[Charts and diagrams as code]
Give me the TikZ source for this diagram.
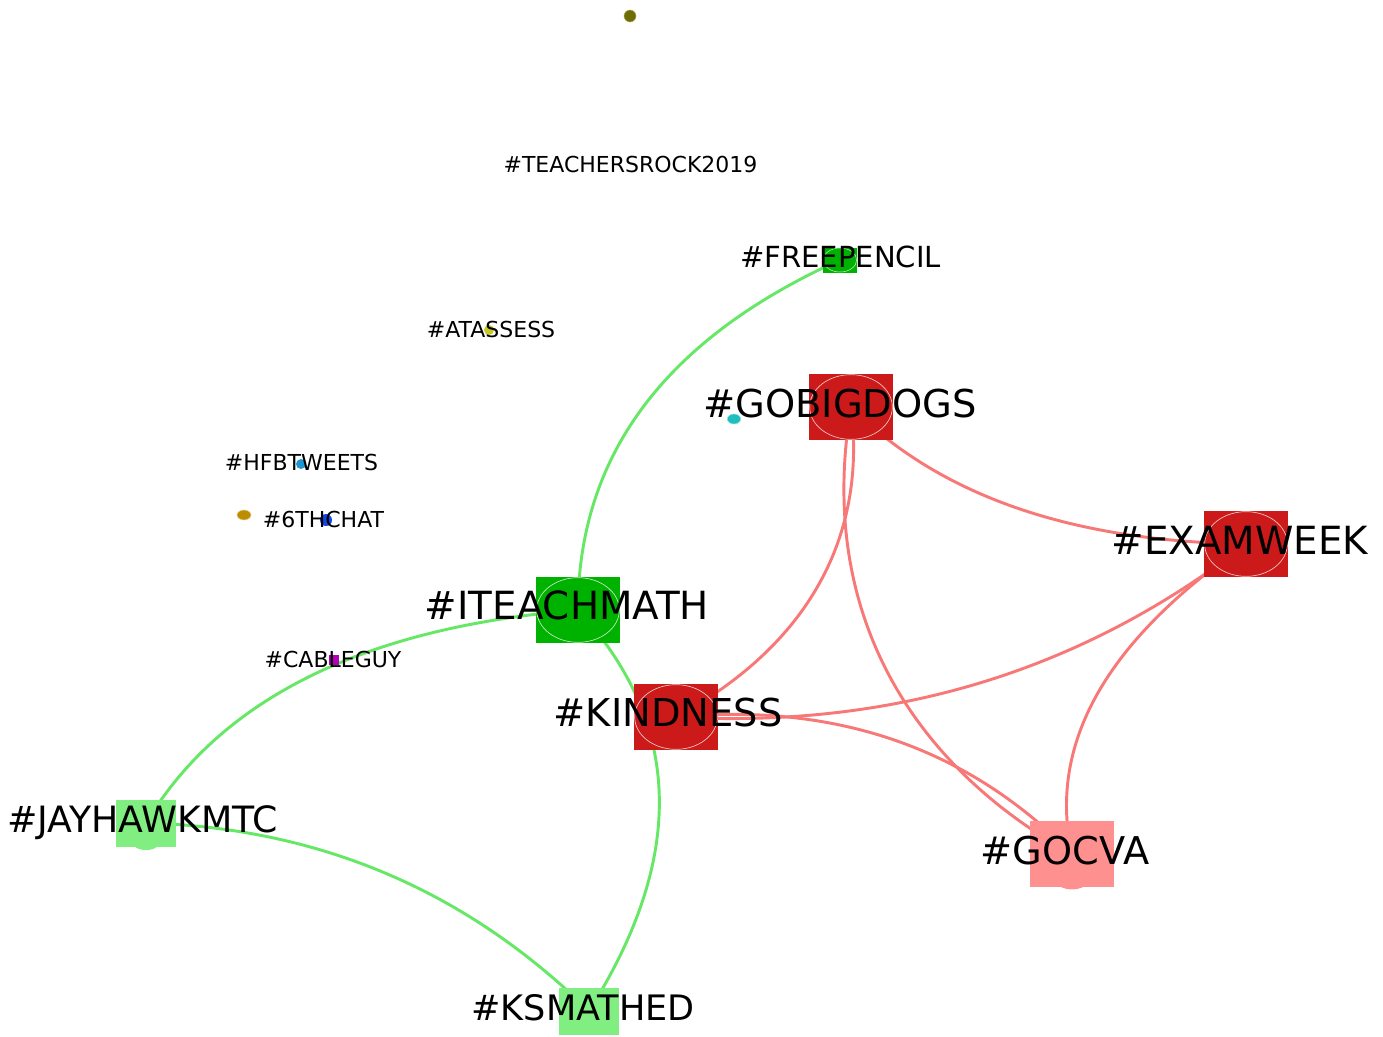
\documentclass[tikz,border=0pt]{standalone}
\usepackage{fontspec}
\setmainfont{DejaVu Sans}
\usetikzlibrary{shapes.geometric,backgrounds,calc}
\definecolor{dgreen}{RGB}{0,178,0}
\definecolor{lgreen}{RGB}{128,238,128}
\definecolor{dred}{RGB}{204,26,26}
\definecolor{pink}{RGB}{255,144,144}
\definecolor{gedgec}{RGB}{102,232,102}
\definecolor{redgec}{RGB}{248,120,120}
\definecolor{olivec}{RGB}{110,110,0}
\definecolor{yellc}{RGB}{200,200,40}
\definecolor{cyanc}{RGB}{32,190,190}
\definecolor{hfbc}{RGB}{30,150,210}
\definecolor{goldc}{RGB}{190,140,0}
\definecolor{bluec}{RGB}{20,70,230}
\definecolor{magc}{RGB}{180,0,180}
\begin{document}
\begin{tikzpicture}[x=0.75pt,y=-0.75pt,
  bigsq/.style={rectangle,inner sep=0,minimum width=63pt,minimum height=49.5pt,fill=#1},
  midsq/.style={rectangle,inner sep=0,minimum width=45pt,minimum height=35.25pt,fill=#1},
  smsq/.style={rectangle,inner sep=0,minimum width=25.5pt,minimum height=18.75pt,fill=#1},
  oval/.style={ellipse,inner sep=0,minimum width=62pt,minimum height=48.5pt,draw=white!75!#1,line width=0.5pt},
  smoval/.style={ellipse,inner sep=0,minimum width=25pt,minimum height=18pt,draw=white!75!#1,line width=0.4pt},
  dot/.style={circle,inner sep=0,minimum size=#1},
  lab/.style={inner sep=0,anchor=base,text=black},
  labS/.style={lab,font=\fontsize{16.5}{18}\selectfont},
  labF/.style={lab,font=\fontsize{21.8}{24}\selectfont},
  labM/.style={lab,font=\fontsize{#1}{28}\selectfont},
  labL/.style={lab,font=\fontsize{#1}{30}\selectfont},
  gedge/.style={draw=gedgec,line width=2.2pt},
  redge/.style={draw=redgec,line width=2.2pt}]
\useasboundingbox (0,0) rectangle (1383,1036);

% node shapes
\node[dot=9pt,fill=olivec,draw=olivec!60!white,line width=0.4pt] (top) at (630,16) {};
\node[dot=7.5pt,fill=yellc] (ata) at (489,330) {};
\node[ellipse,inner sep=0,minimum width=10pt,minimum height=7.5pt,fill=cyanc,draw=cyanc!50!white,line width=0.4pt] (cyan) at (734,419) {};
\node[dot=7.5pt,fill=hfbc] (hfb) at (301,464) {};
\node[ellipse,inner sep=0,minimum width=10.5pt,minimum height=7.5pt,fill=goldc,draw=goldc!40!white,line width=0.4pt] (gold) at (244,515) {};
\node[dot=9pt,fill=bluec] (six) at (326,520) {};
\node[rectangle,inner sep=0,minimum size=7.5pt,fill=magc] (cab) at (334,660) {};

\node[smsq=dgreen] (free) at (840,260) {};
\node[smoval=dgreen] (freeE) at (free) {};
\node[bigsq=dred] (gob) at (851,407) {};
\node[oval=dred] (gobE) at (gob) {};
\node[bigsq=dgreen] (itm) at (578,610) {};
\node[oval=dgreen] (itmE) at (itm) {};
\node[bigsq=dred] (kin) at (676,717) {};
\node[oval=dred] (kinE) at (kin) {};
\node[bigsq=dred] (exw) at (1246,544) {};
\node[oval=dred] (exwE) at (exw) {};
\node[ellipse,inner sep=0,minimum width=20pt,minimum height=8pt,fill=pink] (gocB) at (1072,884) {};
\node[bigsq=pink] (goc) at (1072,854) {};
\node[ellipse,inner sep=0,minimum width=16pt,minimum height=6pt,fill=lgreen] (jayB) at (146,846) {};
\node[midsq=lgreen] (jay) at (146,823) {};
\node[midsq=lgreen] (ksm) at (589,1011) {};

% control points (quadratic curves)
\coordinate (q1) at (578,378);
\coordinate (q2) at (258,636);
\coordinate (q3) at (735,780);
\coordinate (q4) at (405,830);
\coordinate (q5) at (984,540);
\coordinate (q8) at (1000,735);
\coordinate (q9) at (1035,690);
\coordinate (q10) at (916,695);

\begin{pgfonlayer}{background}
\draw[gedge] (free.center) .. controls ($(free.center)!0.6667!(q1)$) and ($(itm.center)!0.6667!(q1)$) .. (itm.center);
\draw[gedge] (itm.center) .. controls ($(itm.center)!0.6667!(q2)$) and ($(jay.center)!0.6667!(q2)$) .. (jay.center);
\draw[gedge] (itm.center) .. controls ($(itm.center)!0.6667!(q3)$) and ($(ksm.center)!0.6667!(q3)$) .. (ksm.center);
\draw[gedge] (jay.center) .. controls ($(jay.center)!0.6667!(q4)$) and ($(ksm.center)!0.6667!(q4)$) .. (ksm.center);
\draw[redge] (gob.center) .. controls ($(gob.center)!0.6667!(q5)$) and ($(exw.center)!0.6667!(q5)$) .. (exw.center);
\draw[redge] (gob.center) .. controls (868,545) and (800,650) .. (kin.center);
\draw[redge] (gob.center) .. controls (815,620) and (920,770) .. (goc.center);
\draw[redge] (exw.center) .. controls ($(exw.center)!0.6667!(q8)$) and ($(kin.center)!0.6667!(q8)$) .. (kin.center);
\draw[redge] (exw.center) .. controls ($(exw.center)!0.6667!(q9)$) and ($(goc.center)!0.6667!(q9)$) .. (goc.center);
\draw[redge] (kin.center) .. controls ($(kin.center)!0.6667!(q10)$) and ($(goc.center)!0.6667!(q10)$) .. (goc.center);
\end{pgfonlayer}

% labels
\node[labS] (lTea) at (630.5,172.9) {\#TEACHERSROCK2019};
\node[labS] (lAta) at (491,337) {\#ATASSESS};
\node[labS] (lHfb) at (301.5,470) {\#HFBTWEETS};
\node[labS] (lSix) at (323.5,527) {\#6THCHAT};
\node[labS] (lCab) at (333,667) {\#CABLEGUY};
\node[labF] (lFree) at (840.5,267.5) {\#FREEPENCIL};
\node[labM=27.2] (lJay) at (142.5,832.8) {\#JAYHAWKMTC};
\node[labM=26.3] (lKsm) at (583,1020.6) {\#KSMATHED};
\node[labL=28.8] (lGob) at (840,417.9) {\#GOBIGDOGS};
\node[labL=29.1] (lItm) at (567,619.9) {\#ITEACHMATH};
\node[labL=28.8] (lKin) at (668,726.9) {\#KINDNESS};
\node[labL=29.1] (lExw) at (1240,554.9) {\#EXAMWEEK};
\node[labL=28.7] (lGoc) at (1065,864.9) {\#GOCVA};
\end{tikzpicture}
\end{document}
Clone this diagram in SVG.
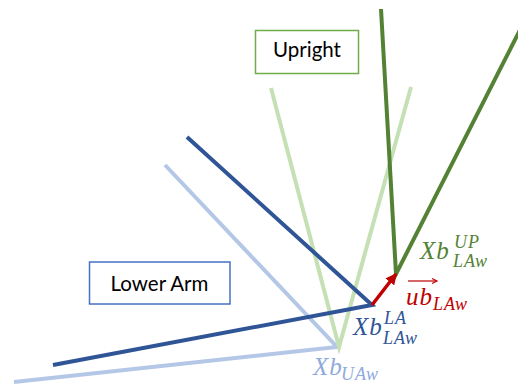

> Task requirements
Please repeat the entries exactly. Do not include the pictures.

> Exercise output
Give me the TikZ source for this diagram.
\documentclass[tikz,border=0pt]{standalone}
\usepackage{fontspec}
\setmainfont{DejaVu Sans}
\usetikzlibrary{shapes.geometric,backgrounds,calc}
\definecolor{dgreen}{RGB}{0,178,0}
\definecolor{lgreen}{RGB}{128,238,128}
\definecolor{dred}{RGB}{204,26,26}
\definecolor{pink}{RGB}{255,144,144}
\definecolor{gedgec}{RGB}{102,232,102}
\definecolor{redgec}{RGB}{248,120,120}
\definecolor{olivec}{RGB}{110,110,0}
\definecolor{yellc}{RGB}{200,200,40}
\definecolor{cyanc}{RGB}{32,190,190}
\definecolor{hfbc}{RGB}{30,150,210}
\definecolor{goldc}{RGB}{190,140,0}
\definecolor{bluec}{RGB}{20,70,230}
\definecolor{magc}{RGB}{180,0,180}
\begin{document}
\begin{tikzpicture}[x=0.75pt,y=-0.75pt,
  bigsq/.style={rectangle,inner sep=0,minimum width=63pt,minimum height=49.5pt,fill=#1},
  midsq/.style={rectangle,inner sep=0,minimum width=45pt,minimum height=35.25pt,fill=#1},
  smsq/.style={rectangle,inner sep=0,minimum width=25.5pt,minimum height=18.75pt,fill=#1},
  oval/.style={ellipse,inner sep=0,minimum width=62pt,minimum height=48.5pt,draw=white!75!#1,line width=0.5pt},
  smoval/.style={ellipse,inner sep=0,minimum width=25pt,minimum height=18pt,draw=white!75!#1,line width=0.4pt},
  dot/.style={circle,inner sep=0,minimum size=#1},
  lab/.style={inner sep=0,anchor=base,text=black},
  labS/.style={lab,font=\fontsize{16.5}{18}\selectfont},
  labF/.style={lab,font=\fontsize{21.8}{24}\selectfont},
  labM/.style={lab,font=\fontsize{#1}{28}\selectfont},
  labL/.style={lab,font=\fontsize{#1}{30}\selectfont},
  gedge/.style={draw=gedgec,line width=2.2pt},
  redge/.style={draw=redgec,line width=2.2pt}]
\useasboundingbox (0,0) rectangle (1383,1036);

% node shapes
\node[dot=9pt,fill=olivec,draw=olivec!60!white,line width=0.4pt] (top) at (630,16) {};
\node[dot=7.5pt,fill=yellc] (ata) at (489,330) {};
\node[ellipse,inner sep=0,minimum width=10pt,minimum height=7.5pt,fill=cyanc,draw=cyanc!50!white,line width=0.4pt] (cyan) at (734,419) {};
\node[dot=7.5pt,fill=hfbc] (hfb) at (301,464) {};
\node[ellipse,inner sep=0,minimum width=10.5pt,minimum height=7.5pt,fill=goldc,draw=goldc!40!white,line width=0.4pt] (gold) at (244,515) {};
\node[dot=9pt,fill=bluec] (six) at (326,520) {};
\node[rectangle,inner sep=0,minimum size=7.5pt,fill=magc] (cab) at (334,660) {};

\node[smsq=dgreen] (free) at (840,260) {};
\node[smoval=dgreen] (freeE) at (free) {};
\node[bigsq=dred] (gob) at (851,407) {};
\node[oval=dred] (gobE) at (gob) {};
\node[bigsq=dgreen] (itm) at (578,610) {};
\node[oval=dgreen] (itmE) at (itm) {};
\node[bigsq=dred] (kin) at (676,717) {};
\node[oval=dred] (kinE) at (kin) {};
\node[bigsq=dred] (exw) at (1246,544) {};
\node[oval=dred] (exwE) at (exw) {};
\node[ellipse,inner sep=0,minimum width=20pt,minimum height=8pt,fill=pink] (gocB) at (1072,884) {};
\node[bigsq=pink] (goc) at (1072,854) {};
\node[ellipse,inner sep=0,minimum width=16pt,minimum height=6pt,fill=lgreen] (jayB) at (146,846) {};
\node[midsq=lgreen] (jay) at (146,823) {};
\node[midsq=lgreen] (ksm) at (589,1011) {};

% control points (quadratic curves)
\coordinate (q1) at (578,378);
\coordinate (q2) at (258,636);
\coordinate (q3) at (735,780);
\coordinate (q4) at (405,830);
\coordinate (q5) at (984,540);
\coordinate (q8) at (1000,735);
\coordinate (q9) at (1035,690);
\coordinate (q10) at (916,695);

\begin{pgfonlayer}{background}
\draw[gedge] (free.center) .. controls ($(free.center)!0.6667!(q1)$) and ($(itm.center)!0.6667!(q1)$) .. (itm.center);
\draw[gedge] (itm.center) .. controls ($(itm.center)!0.6667!(q2)$) and ($(jay.center)!0.6667!(q2)$) .. (jay.center);
\draw[gedge] (itm.center) .. controls ($(itm.center)!0.6667!(q3)$) and ($(ksm.center)!0.6667!(q3)$) .. (ksm.center);
\draw[gedge] (jay.center) .. controls ($(jay.center)!0.6667!(q4)$) and ($(ksm.center)!0.6667!(q4)$) .. (ksm.center);
\draw[redge] (gob.center) .. controls ($(gob.center)!0.6667!(q5)$) and ($(exw.center)!0.6667!(q5)$) .. (exw.center);
\draw[redge] (gob.center) .. controls (868,545) and (800,650) .. (kin.center);
\draw[redge] (gob.center) .. controls (815,620) and (920,770) .. (goc.center);
\draw[redge] (exw.center) .. controls ($(exw.center)!0.6667!(q8)$) and ($(kin.center)!0.6667!(q8)$) .. (kin.center);
\draw[redge] (exw.center) .. controls ($(exw.center)!0.6667!(q9)$) and ($(goc.center)!0.6667!(q9)$) .. (goc.center);
\draw[redge] (kin.center) .. controls ($(kin.center)!0.6667!(q10)$) and ($(goc.center)!0.6667!(q10)$) .. (goc.center);
\end{pgfonlayer}

% labels
\node[labS] (lTea) at (630.5,172.9) {\#TEACHERSROCK2019};
\node[labS] (lAta) at (491,337) {\#ATASSESS};
\node[labS] (lHfb) at (301.5,470) {\#HFBTWEETS};
\node[labS] (lSix) at (323.5,527) {\#6THCHAT};
\node[labS] (lCab) at (333,667) {\#CABLEGUY};
\node[labF] (lFree) at (840.5,267.5) {\#FREEPENCIL};
\node[labM=27.2] (lJay) at (142.5,832.8) {\#JAYHAWKMTC};
\node[labM=26.3] (lKsm) at (583,1020.6) {\#KSMATHED};
\node[labL=28.8] (lGob) at (840,417.9) {\#GOBIGDOGS};
\node[labL=29.1] (lItm) at (567,619.9) {\#ITEACHMATH};
\node[labL=28.8] (lKin) at (668,726.9) {\#KINDNESS};
\node[labL=29.1] (lExw) at (1240,554.9) {\#EXAMWEEK};
\node[labL=28.7] (lGoc) at (1065,864.9) {\#GOCVA};
\end{tikzpicture}
\end{document}
Clone this diagram in SVG.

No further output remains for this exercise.